At the time of the sale there was speculation JPG was buying Whitcoulls leases to expand Farmers stores. It was also rumoured the iconic 129-year-old Queen Street Whitcoulls store could be turned into an old-style inner city flagship Farmers store to rival Smith & Caughey's directly across the road. This was dismissed as 'wild speculation'. In August 2012 it was announced the Queen Street store would be receiving a more than $3 million revamp. Whitcoulls managing director Ian Draper said "Our ultimate goal is for this store to be the best book and stationery store in the southern hemisphere" Speculation ended up being true, however, when Whitcoulls Queen St closed in mid 2015 and was reopened as Farmers later that year in December.

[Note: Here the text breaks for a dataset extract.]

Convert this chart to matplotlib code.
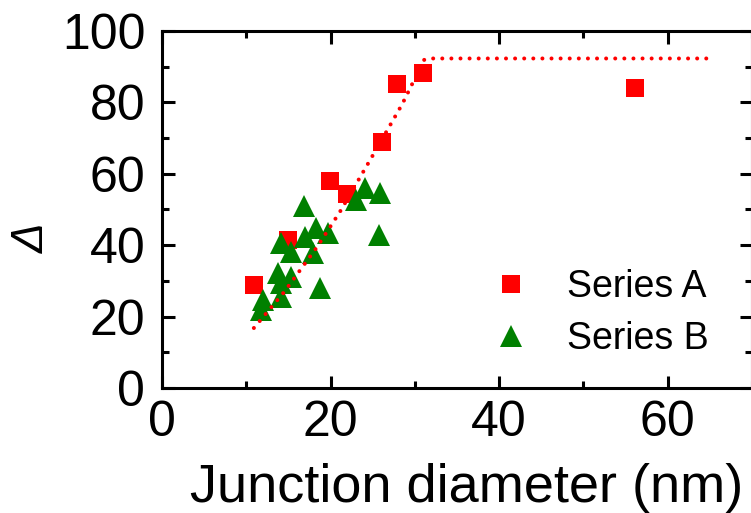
import matplotlib
matplotlib.use("Agg")
import matplotlib.pyplot as plt
from matplotlib.ticker import MultipleLocator

plt.rcParams['font.family'] = ['Liberation Sans', 'DejaVu Sans']

# Series A (red squares)
diam_a = [10.9, 15.0, 19.9, 21.9, 26.1, 27.9, 31.0, 56.1]
delta_a = [28.9, 41.5, 58.0, 54.3, 68.9, 85.1, 88.2, 84.0]

# Series B (green triangles)
diam_b = [16.9, 18.3, 19.7, 17.0, 14.1, 17.9, 15.3, 13.8, 15.3, 14.1,
          18.7, 12.0, 14.1, 11.7, 24.1, 25.9, 23.0, 25.7]
delta_b = [51.0, 44.8, 43.4, 42.3, 40.6, 37.8, 38.1, 32.2, 31.1, 29.4,
           28.0, 24.6, 25.5, 21.8, 56.0, 54.6, 52.7, 42.9]

# guide curve (dotted)
guide_x = [10.9, 14.5, 18.4, 21.1, 24.9, 28.5, 31.1, 32.0, 65.0]
guide_y = [16.8, 26.9, 39.5, 49.3, 64.7, 79.5, 91.9, 92.3, 92.3]

fig = plt.figure(figsize=(7.51, 5.13), dpi=100)
ax = fig.add_axes([0.2157, 0.2437, 0.7856, 0.6959])

ax.plot(diam_a, delta_a, 's', color='#ff0000', ms=13, mew=0, label='Series A', zorder=2)
ax.plot(diam_b, delta_b, '^', color='#008000', ms=16, mew=0, label='Series B', zorder=3)
ax.plot(guide_x, guide_y, color='#ff0000', lw=2.9, linestyle=(0, (0.01, 2.25)),
        dash_capstyle='round', zorder=4)

ax.set_xlim(0, 70)
ax.set_ylim(0, 100)
ax.xaxis.set_major_locator(MultipleLocator(20))
ax.xaxis.set_minor_locator(MultipleLocator(10))
ax.yaxis.set_major_locator(MultipleLocator(20))
ax.yaxis.set_minor_locator(MultipleLocator(10))

for s in ax.spines.values():
    s.set_linewidth(2.2)
ax.tick_params(which='both', direction='in', top=True, right=True, width=2.2, labelsize=36)
ax.tick_params(which='major', length=9, pad=9)
ax.tick_params(which='minor', length=5)
ax.tick_params(axis='y', which='major', pad=12)

ax.set_xlabel('Junction diameter (nm)', fontsize=39)
ax.xaxis.set_label_coords(0.517, -0.21)
ax.set_ylabel('Δ', fontsize=32, fontstyle='italic')
ax.yaxis.set_label_coords(-0.185, 0.42)

ax.legend(loc='lower right', bbox_to_anchor=(0.952, 0.045), frameon=False, fontsize=27,
          handlelength=1.0, handletextpad=1.0, labelspacing=0.42, borderaxespad=0)

fig.savefig('out.png', dpi=100)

James Pascoe Group stated the decision to rebrand the Whitcoulls store to Farmers was made in light of the improved fashion and retail offering on Queen Street. Other Whitcoulls stores have received upgrades since JPG ownership. It was also speculated Farmers would begin to integrate Whitcoulls branded Goldmark/Prouds and Stevens-style store-within-stores, similar to lower South Island department store rival H & J Smith's integrated Paper Plus and Take Note stores within its two largest stores in Invercargill and Gore. As of mid-2022 nothing to this affect has materialised.

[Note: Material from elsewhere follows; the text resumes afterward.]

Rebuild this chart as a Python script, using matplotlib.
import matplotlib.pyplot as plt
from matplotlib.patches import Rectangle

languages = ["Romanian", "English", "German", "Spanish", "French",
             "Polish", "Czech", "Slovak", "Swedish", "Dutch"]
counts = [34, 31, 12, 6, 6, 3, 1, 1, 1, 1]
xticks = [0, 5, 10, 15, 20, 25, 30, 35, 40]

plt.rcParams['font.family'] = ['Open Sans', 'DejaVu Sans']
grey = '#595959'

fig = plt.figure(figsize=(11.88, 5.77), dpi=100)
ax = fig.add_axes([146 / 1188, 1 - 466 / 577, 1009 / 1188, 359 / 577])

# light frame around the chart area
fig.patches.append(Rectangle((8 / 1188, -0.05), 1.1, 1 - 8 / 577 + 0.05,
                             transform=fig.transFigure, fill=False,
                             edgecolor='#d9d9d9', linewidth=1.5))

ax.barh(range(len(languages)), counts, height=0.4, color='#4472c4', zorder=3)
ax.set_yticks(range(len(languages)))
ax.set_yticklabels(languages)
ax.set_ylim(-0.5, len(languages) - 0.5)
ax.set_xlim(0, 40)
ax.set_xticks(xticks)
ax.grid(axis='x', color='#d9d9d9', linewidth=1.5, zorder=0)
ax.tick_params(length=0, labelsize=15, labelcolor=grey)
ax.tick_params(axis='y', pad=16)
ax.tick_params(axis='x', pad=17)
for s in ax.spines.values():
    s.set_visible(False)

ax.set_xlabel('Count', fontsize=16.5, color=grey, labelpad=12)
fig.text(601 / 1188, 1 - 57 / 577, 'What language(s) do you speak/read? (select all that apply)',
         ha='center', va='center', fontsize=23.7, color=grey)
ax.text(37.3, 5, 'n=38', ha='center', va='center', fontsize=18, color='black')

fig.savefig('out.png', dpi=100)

Whitcoulls rivals include Whitcoulls' nearest equivalent, franchise Paper Plus (over 100 stores), and its other brand, Take Note (7 stores); as well as The Warehouse Group's discount retailers Warehouse Stationery and The Warehouse.

==Anne and David Norman==
The owners of the James Pascoe Group have been described as 'secretive' and 'media-shy', rarely giving interviews and not appearing in tabloid magazines. In 2006 it was reported the couple live in the affluent Auckland suburb of Remuera. Despite a reported net worth of half a billion dollars, they claim to live a modest lifestyle, with Anne shopping at Farmers. The Normans also claim not to take profits out of their companies. "We just let them grow." says David. In 2011, Metro Commercial realty Director Nathan Male said JPG's purchase of Whitcoulls was 'great for customers'. They had managed to acquire a 'string of major brands in prominent locations' without pressures from debt, in contrast to many struggling private equity investors. "The Normans have a very hands-on management style and are passionate about retailing and New Zealand."

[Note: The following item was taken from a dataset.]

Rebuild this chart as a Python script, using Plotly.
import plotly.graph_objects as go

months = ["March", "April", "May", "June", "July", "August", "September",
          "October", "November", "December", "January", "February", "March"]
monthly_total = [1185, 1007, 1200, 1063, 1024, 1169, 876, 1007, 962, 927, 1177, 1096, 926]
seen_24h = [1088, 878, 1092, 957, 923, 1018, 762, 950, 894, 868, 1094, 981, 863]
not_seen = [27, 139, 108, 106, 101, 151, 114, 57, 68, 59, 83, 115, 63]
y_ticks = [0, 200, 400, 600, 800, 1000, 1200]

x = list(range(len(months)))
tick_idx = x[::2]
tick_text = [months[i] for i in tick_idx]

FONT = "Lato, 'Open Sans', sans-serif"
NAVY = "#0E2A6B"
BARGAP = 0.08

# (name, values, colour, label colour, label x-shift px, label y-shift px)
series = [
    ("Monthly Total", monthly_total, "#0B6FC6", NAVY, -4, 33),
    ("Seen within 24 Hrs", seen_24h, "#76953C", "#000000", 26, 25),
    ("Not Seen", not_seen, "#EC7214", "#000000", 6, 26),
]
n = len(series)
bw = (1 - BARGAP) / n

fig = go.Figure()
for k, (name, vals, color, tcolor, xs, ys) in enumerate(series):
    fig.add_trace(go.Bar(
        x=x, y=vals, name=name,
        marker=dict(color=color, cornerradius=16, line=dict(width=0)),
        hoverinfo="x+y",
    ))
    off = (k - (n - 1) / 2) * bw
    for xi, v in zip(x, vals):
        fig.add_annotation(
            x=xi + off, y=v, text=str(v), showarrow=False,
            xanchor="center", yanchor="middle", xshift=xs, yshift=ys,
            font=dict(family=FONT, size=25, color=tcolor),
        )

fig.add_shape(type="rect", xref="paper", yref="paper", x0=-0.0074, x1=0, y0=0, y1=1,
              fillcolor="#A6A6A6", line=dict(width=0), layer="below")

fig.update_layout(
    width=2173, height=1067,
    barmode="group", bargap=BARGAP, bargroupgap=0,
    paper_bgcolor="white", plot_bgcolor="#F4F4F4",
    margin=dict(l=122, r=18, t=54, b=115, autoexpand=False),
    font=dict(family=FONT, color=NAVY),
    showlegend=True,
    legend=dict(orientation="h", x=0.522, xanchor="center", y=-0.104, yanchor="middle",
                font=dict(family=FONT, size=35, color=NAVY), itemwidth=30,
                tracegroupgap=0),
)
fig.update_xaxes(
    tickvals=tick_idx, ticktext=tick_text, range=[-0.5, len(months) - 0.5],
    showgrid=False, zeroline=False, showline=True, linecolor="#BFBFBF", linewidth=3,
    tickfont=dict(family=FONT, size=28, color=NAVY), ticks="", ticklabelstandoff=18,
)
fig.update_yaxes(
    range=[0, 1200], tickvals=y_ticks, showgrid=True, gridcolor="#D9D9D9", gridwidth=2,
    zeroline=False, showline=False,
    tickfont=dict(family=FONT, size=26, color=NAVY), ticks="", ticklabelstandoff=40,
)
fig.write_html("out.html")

Both raised in Auckland, Anne Pascoe met David Norman in the 1970s while he was working for Xerox in marketing and sales positions. In addition to undergoing military training, David Norman worked under the founders of the New Zealand Foodtown supermarket chain at Foodtown Kelston in Auckland. Together Anne and David formed a small construction business called Andav Holdings. Anne was the business's office manager, while David acted as foreman.

David became managing director of James Pascoe Ltd in 1978. After the purchase of Farmers Trading Company Ltd in 2003, he appeared on local consumer television show Fair Go to respond to customers complaints of unreasonably long waits for delivery of large items. He then worked in the company's chaotic distribution centre, helping to reorganise it. In 2004 he temporarily became Farmers' CEO. In 2006 he resigned as CEO to focus on newly purchased Australian Angus & Coote and Goldmark businesses. Anne worked in buying at Pascoes for years, and is involved with the buying teams at Farmers.

The couple remain JPG Directors, with David as managing director. A family business, as of 2009, the Normans' children Myles James Norman (leading Prouds the Jewellers in Australia), Victoria Ella Nicholls (née Norman), and Gregory 'Greg' John Norman (diamond buyer for Pascoes, Stewart Dawsons and Goldmark) are also involved in the operation of JPG. The Normans' son-in-law Brett Nicholls heads Stevens.

The Normans founded the annual Anne and David Norman Fellowship in Leukaemia and Lymphoma Research at the University of Auckland's medical school. The couple were both made Companions of the New Zealand Order of Merit in the 2012 Queen's Birthday Honours List.